What is the ‘natural flavor’ listed on the label? We previously listed the terpenes on the label as “natural flavor”. This has been updated now to specify that the flavor and aroma of the tincture is enhanced by the essential oils named in the ingredients list. The label also now specifies that the terpenes used are certified Organic and are botanically derived.

What is “full spectrum” hemp extract? We work will full spectrum hemp distillate, or extract, in contrast to the alternative ingredient of CBD isolate. Processing hemp biomass into full spectrum distillate creates a resin like substance that is easy to add to salves and tinctures. At this stage it does contain traces of the THC compound, as well as other plant essences, or phytochemicals, which all act together in a symphony on the human nervous system. In contrast CBD isolate is a totally pure end product that is free of anything besides CBD. Isolate is made by processing hemp distillate a few steps further using winterization, filtration, decarboxylation, and distillation to remove fats, waxes and chlorophyll. This leaves an odorless, flavorless white powder known as CBD isolate that contains no traces of THC or other phytochemicals.

See below for a laboratory analysis of Alluvial Farms Wellness full spectrum hemp tincture. Here you can see the amounts of phytochemicals present in our tincture, other than CBD, as well as CBD content, in a sample of tincture sent to our lab of choice in October of 2021.

Is the tincture certified Organic? Our premium CBD oil tinctures are made entirely of certified Organic ingredients. Alluvial Farms certifies our hemp plants as Organic through Oregon Tilth. The coconut oil, and the terpene essential oils are the only other two ingredients and are also certified Organic. We are talking with Oregon Tilth now to determine if we can update our tincture label to call the tincture itself Organic. This will also include a discussion with our processor in order that they certify their facility as Organic. i look forward to researching if this option is currently available to them, and how we can support this next step for their business.

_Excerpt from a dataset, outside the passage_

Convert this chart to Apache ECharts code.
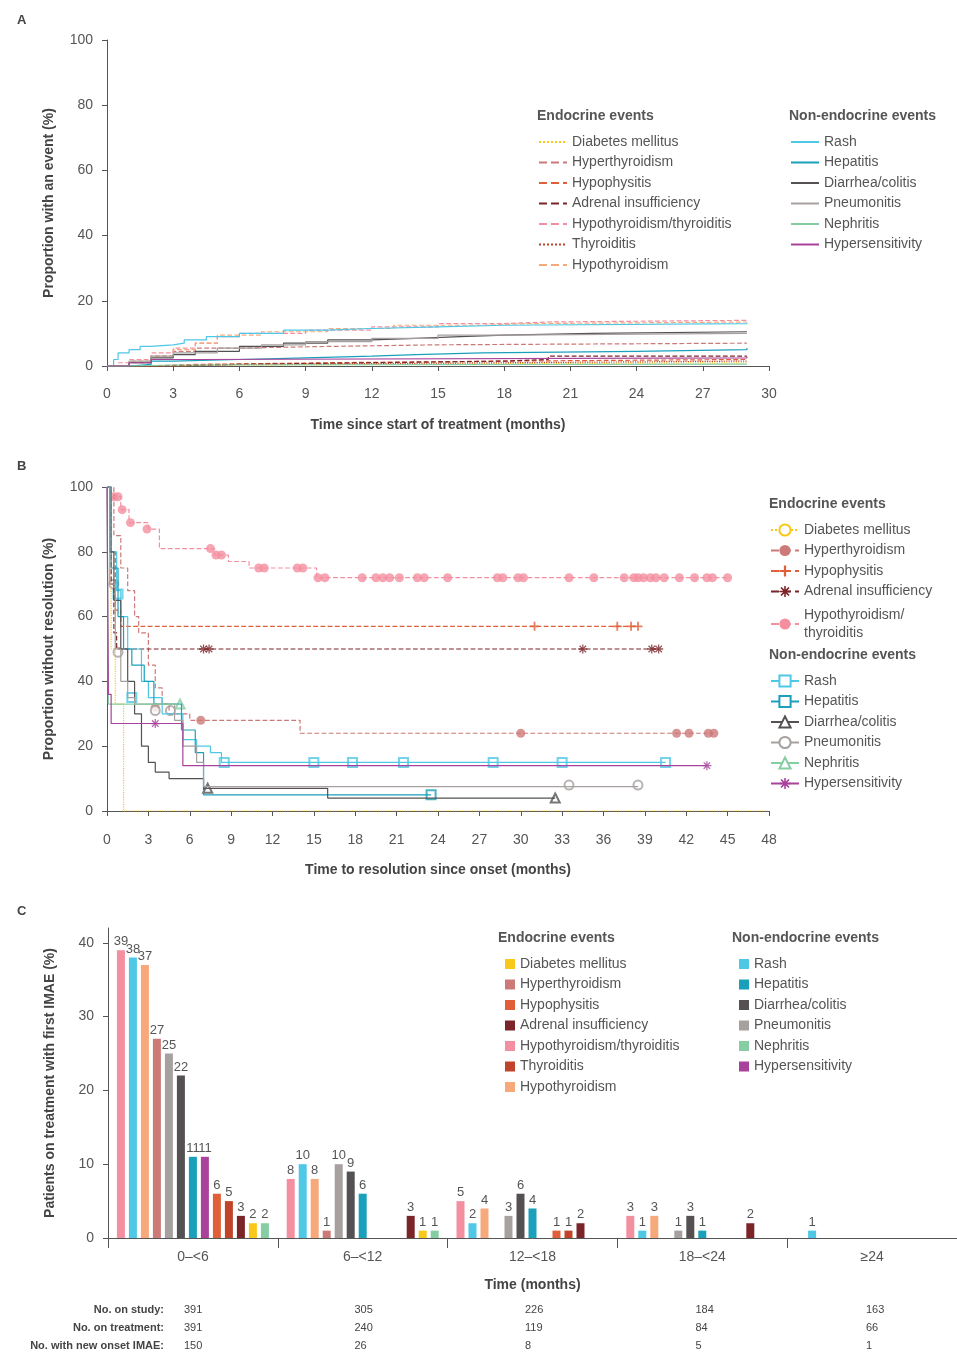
<!DOCTYPE html>
<html><head><meta charset="utf-8">
<script src="https://cdn.jsdelivr.net/npm/echarts@6/dist/echarts.min.js"></script>
<style>
body{margin:0;background:#fff;font-family:"Liberation Sans",Arial,sans-serif;}
.p{position:absolute;left:0;width:957px;}
.lab{position:absolute;left:17px;font:bold 13px "Liberation Sans",sans-serif;color:#444;}
</style></head><body>
<div id="a" class="p" style="top:0;height:450px"></div>
<div id="b" class="p" style="top:450px;height:445px"></div>
<div id="c" class="p" style="top:895px;height:459px"></div>
<div class="lab" style="top:12px">A</div>
<div class="lab" style="top:458px">B</div>
<div class="lab" style="top:903px">C</div>
<script>
// ---- data ----
var names = ['Diabetes mellitus','Hyperthyroidism','Hypophysitis','Adrenal insufficiency','Hypothyroidism/thyroiditis','Thyroiditis','Hypothyroidism',
             'Rash','Hepatitis','Diarrhea/colitis','Pneumonitis','Nephritis','Hypersensitivity'];
var colors = {'Diabetes mellitus':'#f8c81a','Hyperthyroidism':'#cc7a78','Hypophysitis':'#e05f38','Adrenal insufficiency':'#7b2528',
  'Hypothyroidism/thyroiditis':'#f48fa0','Thyroiditis':'#c0442a','Hypothyroidism':'#f7a97c','Rash':'#4fc8e6','Hepatitis':'#1aa0bb',
  'Diarrhea/colitis':'#555152','Pneumonitis':'#a6a09f','Nephritis':'#86cda3','Hypersensitivity':'#a9429a'};

// panel A: cumulative incidence (%)
var incA = {
  'Diabetes mellitus': [[0,0],[3,0.3],[6,0.7],[18,1],[29,1]],
  'Hyperthyroidism': [[0,0],[1,1],[2,3],[3,4.5],[4,5.5],[6,6],[10,6.5],[15,7],[29,7]],
  'Hypophysitis': [[0,0],[2,0.5],[4,1],[10,1.5],[18,2],[29,2]],
  'Adrenal insufficiency': [[0,0],[3,0.5],[6,1],[12,1.5],[18,2],[20,3],[29,3]],
  'Hypothyroidism/thyroiditis': [[0,0],[0.5,1],[1,2],[2,4],[3,5.5],[4,7],[5,9],[6,10],[9,11],[12,12],[15,13],[18,13.5],[20,14],[29,14]],
  'Thyroiditis': [[0,0],[3,0.5],[6,1],[18,1.5],[29,1.5]],
  'Hypothyroidism': [[0,0],[1,1.5],[2,3],[3,5],[4,7],[5,9.5],[7,10.5],[10,11.5],[13,12.5],[17,13],[19,13.5],[29,13.5]],
  'Rash': [[0,0],[0.3,2],[0.5,4],[1,5],[1.5,6],[2,6.5],[3,7],[3.5,8],[4.5,9],[6,10],[8,11],[10,11.5],[12,12],[15,12.5],[18,13],[29,13.3]],
  'Hepatitis': [[0,0],[1,0.5],[2,1.5],[3,2],[6,2.5],[9,3],[12,3.5],[14,4],[17,4.5],[24,5],[29,5.5]],
  'Diarrhea/colitis': [[0,0],[1,1],[2,2.5],[3,3.5],[4,4.5],[6,6],[8,7],[10,8],[12,8.5],[14,9],[16,9.5],[18,10],[22,10.5],[29,10.5]],
  'Pneumonitis': [[0,0],[1,1.5],[2,3],[3,4],[5,5.5],[7,6.5],[9,7.5],[12,8.5],[15,9.5],[18,10],[29,10]],
  'Nephritis': [[0,0],[1,0.3],[3,0.6],[29,0.8]],
  'Hypersensitivity': [[0,0],[1,1],[2,2],[4,2.5],[29,2.8]]
};

// panel B: proportion without resolution (%) and censored marks
var kmB = {
  'Diabetes mellitus': [[0,100],[0.3,50],[0.6,33],[1.2,33],[1.2,0],[48,0]],
  'Hyperthyroidism': [[0,100],[0.5,85],[1,75],[1.5,68],[2,60],[2.3,55],[3,45],[3.5,38],[4,33],[4.5,30],[6,28],[13.5,28],[14,24],[44,24]],
  'Hypophysitis': [[0,100],[0.3,80],[0.6,62],[1,57],[38.5,57]],
  'Adrenal insufficiency': [[0,100],[0.3,70],[0.5,55],[0.7,50],[40,50]],
  'Hypothyroidism/thyroiditis': [[0,100],[0.2,97],[1,93],[1.6,89],[3,87],[3.8,81],[7.8,79],[8.8,77],[10.3,75],[15.2,72],[45,72]],
  'Rash': [[0,100],[0.3,80],[0.7,68],[1,60],[1.5,50],[2.5,40],[3,35],[4,30],[5.5,22],[6.5,20],[7.5,18],[8.3,15],[40.5,15]],
  'Hepatitis': [[0,100],[0.3,75],[0.8,60],[1.2,50],[1.8,45],[2.7,40],[3.4,33],[5.4,25],[6.4,18],[7,5],[23.5,5]],
  'Diarrhea/colitis': [[0,100],[0.2,80],[0.5,65],[1,50],[1.5,40],[2,30],[2.5,20],[3,15],[3.5,12],[4.5,10],[7,7],[16,7],[16,4],[32.5,4]],
  'Pneumonitis': [[0,100],[0.2,70],[0.6,50],[1,40],[1.5,35],[2,33],[4.5,33],[4.9,28],[5.5,20],[6.5,15],[7,7.5],[38.5,7.5]],
  'Nephritis': [[0,100],[0.1,33],[5.3,33]],
  'Hypersensitivity': [[0,100],[0.1,36],[0.3,27],[5.2,27],[5.5,14],[43.5,14]]
};
var censB = {
  'Hyperthyroidism': [[3.5,32],[6.8,28],[30,24],[41.3,24],[42.2,24],[43.6,24],[44,24]],
  'Hypophysitis': [[31,57],[37,57],[38,57],[38.5,57]],
  'Adrenal insufficiency': [[7,50],[7.4,50],[34.5,50],[39.5,50],[40,50]],
  'Hypothyroidism/thyroiditis': [[0.5,97],[0.8,97],[1.1,93],[1.7,89],[2.9,87],[7.5,81],[7.9,79],[8.3,79],[11,75],[11.4,75],[13.8,75],[14.2,75],
    [15.3,72],[15.8,72],[18.5,72],[19.5,72],[20,72],[20.5,72],[21.2,72],[22.5,72],[23,72],[24.7,72],[28.3,72],[28.7,72],[29.8,72],[30.2,72],
    [33.5,72],[35.3,72],[37.5,72],[38.2,72],[38.5,72],[38.9,72],[39.4,72],[39.8,72],[40.4,72],[41.5,72],[42.6,72],[43.5,72],[43.9,72],[45,72]],
  'Rash': [[0.8,67],[1.8,35],[8.5,15],[15,15],[17.8,15],[21.5,15],[28,15],[33,15],[40.5,15]],
  'Hepatitis': [[23.5,5]],
  'Diarrhea/colitis': [[7.3,7],[32.5,4]],
  'Pneumonitis': [[0.5,70],[0.8,49],[3.5,31],[4.6,31],[33.5,8],[38.5,8]],
  'Nephritis': [[5.3,33]],
  'Hypersensitivity': [[3.5,27],[43.5,14]]
};

// panel C: patients with first IMAE (%) by period, bar slot order
var periods = ['0\u2013<6','6\u2013<12','12\u2013<18','18\u2013<24','\u226524'];
var barOrder = ['Hypothyroidism/thyroiditis','Rash','Hypothyroidism','Hyperthyroidism','Pneumonitis','Diarrhea/colitis','Hepatitis',
                'Hypersensitivity','Hypophysitis','Thyroiditis','Adrenal insufficiency','Diabetes mellitus','Nephritis'];
var barVals = {
  'Hypothyroidism/thyroiditis': [39,8,5,3,0],
  'Rash': [38,10,2,1,1],
  'Hypothyroidism': [37,8,4,3,0],
  'Hyperthyroidism': [27,1,0,0,0],
  'Pneumonitis': [25,10,3,1,0],
  'Diarrhea/colitis': [22,9,6,3,0],
  'Hepatitis': [11,6,4,1,0],
  'Hypersensitivity': [11,0,0,0,0],
  'Hypophysitis': [6,0,1,0,0],
  'Thyroiditis': [5,0,1,0,0],
  'Adrenal insufficiency': [3,3,2,2,0],
  'Diabetes mellitus': [2,1,0,0,0],
  'Nephritis': [2,1,0,0,0]
};
var onStudy = [391,305,226,184,163];
var onTreat = [391,240,119,84,66];
var newOnset = [150,26,8,5,1];

var endo = names.slice(0,7), nonEndo = names.slice(7);
var dashA = {'Thyroiditis':'dotted','Diabetes mellitus':'dotted'};
var plus = 'path://M4,0h2v4h4v2h-4v4h-2v-4h-4v-2h4z';
var star = 'path://M4.3,0h1.4v3.3l2.4-2.4l1,1l-2.4,2.4h3.3v1.4h-3.3l2.4,2.4l-1,1l-2.4-2.4v3.3h-1.4v-3.3l-2.4,2.4l-1-1l2.4-2.4h-3.3v-1.4h3.3l-2.4-2.4l1-1l2.4,2.4z';
var symB = {'Diabetes mellitus':'emptyCircle','Hyperthyroidism':'circle','Hypophysitis':plus,'Adrenal insufficiency':star,
  'Hypothyroidism/thyroiditis':'circle','Rash':'emptyRect','Hepatitis':'emptyRect','Diarrhea/colitis':'emptyTriangle',
  'Pneumonitis':'emptyCircle','Nephritis':'emptyTriangle','Hypersensitivity':star};

var txt = '#555';
var font = '"Liberation Sans", Arial, sans-serif';
function axisBase() {
  return { axisLine:{show:true,lineStyle:{color:'#555'}}, axisTick:{show:true,lineStyle:{color:'#555'}},
    axisLabel:{color:txt,fontSize:14,fontFamily:font,margin:14}, splitLine:{show:false},
    nameTextStyle:{color:'#444',fontSize:14,fontWeight:'bold',fontFamily:font}, nameLocation:'middle' };
}
function legendCol(data, left, top, extra) {
  return Object.assign({ data:data, orient:'vertical', left:left, top:top, itemGap:6.5, itemWidth:28, itemHeight:14,
    textStyle:{color:txt,fontSize:14,fontFamily:font}, selectedMode:false }, extra || {});
}
function title(text, left, top) {
  return { type:'text', left:left, top:top, style:{ text:text, fill:'#555', font:'bold 14px ' + font } };
}

// ---- panel A ----
var chartA = echarts.init(document.getElementById('a'));
var seriesA = names.map(function (n) {
  var isEndo = endo.indexOf(n) >= 0;
  return { name:n, type:'line', step:'end', data:incA[n], showSymbol:false, symbol:'none', animation:false,
    lineStyle:{ color:colors[n], width:1.2, type: dashA[n] || (isEndo ? 'dashed' : 'solid') }, itemStyle:{color:colors[n]} };
});
var noSym = { itemStyle:{opacity:0} };
chartA.setOption({
  grid:{ left:107, top:40, width:662, height:326 },
  xAxis:Object.assign(axisBase(), { type:'value', min:0, max:30, interval:3, name:'Time since start of treatment (months)', nameGap:52,
    axisLabel:{color:txt,fontSize:14,fontFamily:font,margin:21} }),
  yAxis:Object.assign(axisBase(), { type:'value', min:0, max:100, interval:20, name:'Proportion with an event (%)', nameGap:51 }),
  legend:[ legendCol(endo, 533, 130, noSym), legendCol(nonEndo, 785, 130, noSym) ],
  graphic:[ title('Endocrine events', 537, 109), title('Non-endocrine events', 789, 109) ],
  series:seriesA
});

// ---- panel B ----
var chartB = echarts.init(document.getElementById('b'));
var namesB = names.filter(function (n) { return kmB[n]; });
var seriesB = [];
namesB.forEach(function (n) {
  var isEndo = endo.indexOf(n) >= 0;
  seriesB.push({ name:n, type:'line', step:'end', data:kmB[n], showSymbol:false, symbol:symB[n], symbolSize:8, animation:false,
    lineStyle:{ color:colors[n], width:1.2, type: n === 'Diabetes mellitus' ? 'dotted' : (isEndo ? 'dashed' : 'solid') },
    itemStyle:{color:colors[n]} });
});
namesB.forEach(function (n) {
  if (!censB[n]) return;
  seriesB.push({ name:n, type:'scatter', data:censB[n], symbol:symB[n], animation:false,
    symbolSize:9, itemStyle:{color:colors[n]} });
});
var endoB = namesB.filter(function (n) { return endo.indexOf(n) >= 0; });
chartB.setOption({
  grid:{ left:107, top:37, width:662, height:324 },
  xAxis:Object.assign(axisBase(), { type:'value', min:0, max:48, interval:3, name:'Time to resolution since onset (months)', nameGap:52,
    axisLabel:{color:txt,fontSize:14,fontFamily:font,margin:22} }),
  yAxis:Object.assign(axisBase(), { type:'value', min:0, max:100, interval:20, name:'Proportion without resolution (%)', nameGap:51 }),
  legend:[
    legendCol(endoB.slice(0,4), 765, 68),
    legendCol(['Hypothyroidism/thyroiditis'], 765, 151, { formatter:function () { return 'Hypothyroidism/\nthyroiditis'; },
      textStyle:{color:txt,fontSize:14,fontFamily:font,lineHeight:18} }),
    legendCol(nonEndo, 765, 219)
  ],
  graphic:[ title('Endocrine events', 769, 47), title('Non-endocrine events', 769, 198) ],
  series:seriesB
});

// ---- panel C ----
var chartC = echarts.init(document.getElementById('c'));
var seriesC = barOrder.map(function (n) {
  return { name:n, type:'bar', barWidth:8, barGap:'50%', animation:false, itemStyle:{color:colors[n]},
    data: barVals[n].map(function (v) { return v > 0 ? v : null; }),
    label:{ show:true, position:'top', distance:2, color:txt, fontSize:13, fontFamily:font } };
});
var tableG = [];
var rows = [['No. on study:', onStudy], ['No. on treatment:', onTreat], ['No. with new onset IMAE:', newOnset]];
rows.forEach(function (r, i) {
  tableG.push({ type:'text', right:957-164, top:409 + i*18, style:{ text:r[0], fill:'#444', font:'bold 11px ' + font, textAlign:'right' } });
  r[1].forEach(function (v, j) {
    tableG.push({ type:'text', left:194 + j*170.5 - 10, top:409 + i*18, style:{ text:String(v), fill:'#444', font:'11px ' + font, textAlign:'center', width:20 } });
  });
});
var sq = { itemWidth:10, itemHeight:10, icon:'rect', itemGap:6.5 };
chartC.setOption({
  grid:{ left:108, top:33, right:0, height:310 },
  xAxis:Object.assign(axisBase(), { type:'category', data:periods, name:'Time (months)', nameGap:40,
    axisTick:{show:true,length:10,lineStyle:{color:'#555'}}, axisLabel:{color:txt,fontSize:14,fontFamily:font,margin:12} }),
  yAxis:Object.assign(axisBase(), { type:'value', min:0, max:42, interval:10, name:'Patients on treatment with first IMAE (%)', nameGap:51,
    axisLabel:{color:txt,fontSize:14,fontFamily:font,showMaxLabel:false,margin:14} }),
  legend:[
    Object.assign(legendCol(endo, 500, 57), sq),
    Object.assign(legendCol(nonEndo, 734, 57), sq)
  ],
  graphic:[ title('Endocrine events', 498, 36), title('Non-endocrine events', 732, 36) ].concat(tableG),
  series:seriesC
});
</script></body></html>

Is your whole farm and everything that comes from it certified Organic? Each year we work with our certifier Oregon Tilth to choose what list of crops or livestock we will certify that year. This year for example we will certify our hemp, grapes, barley and pastures as Organic. We did go through an Organic livestock audit in 2020 and passed, but decided to relinquish that certification in favor of the third party Animal Welfare Approved certification which we achieved in 2020 and will continue to maintain. We relinquished the Organic meat certification in order to be able to use anthelmintic medications when needed for animal welfare reasons, and also to be able to use local, non-organic sources of grains that we know are naturally produced. This gives us a necessary flexibility to be able to provide high quality feed to our animals when certified Organic sources of grain are either not available or priced beyond our ability to afford.
Is the variety of hemp you are growing known to promote any specific effects? Because hemp has only been legal in the united States since the passage of the 2018 Farm Bill, there is very little peer reviewed study of the plants effect on humans. That said, I can quote the website Mr. Hemp Flower, and their review of the ‘Cherry Blossom’ variety that we have grown for the past three years: “Cherry Blossom hemp flower is best recommended for those seeking physical and mental relaxation, improved sleep, or relief from inflammation-related pain. This strain’s profile also exerts a mood-boosting effect that helps to reduce the effects of daily stress and mental tension. Cherry Blossom hemp flower is perfect for pairing with desserts and wine tastings. It’s sweet, berry and floral aroma highlights foods and sparks the mood at social events.”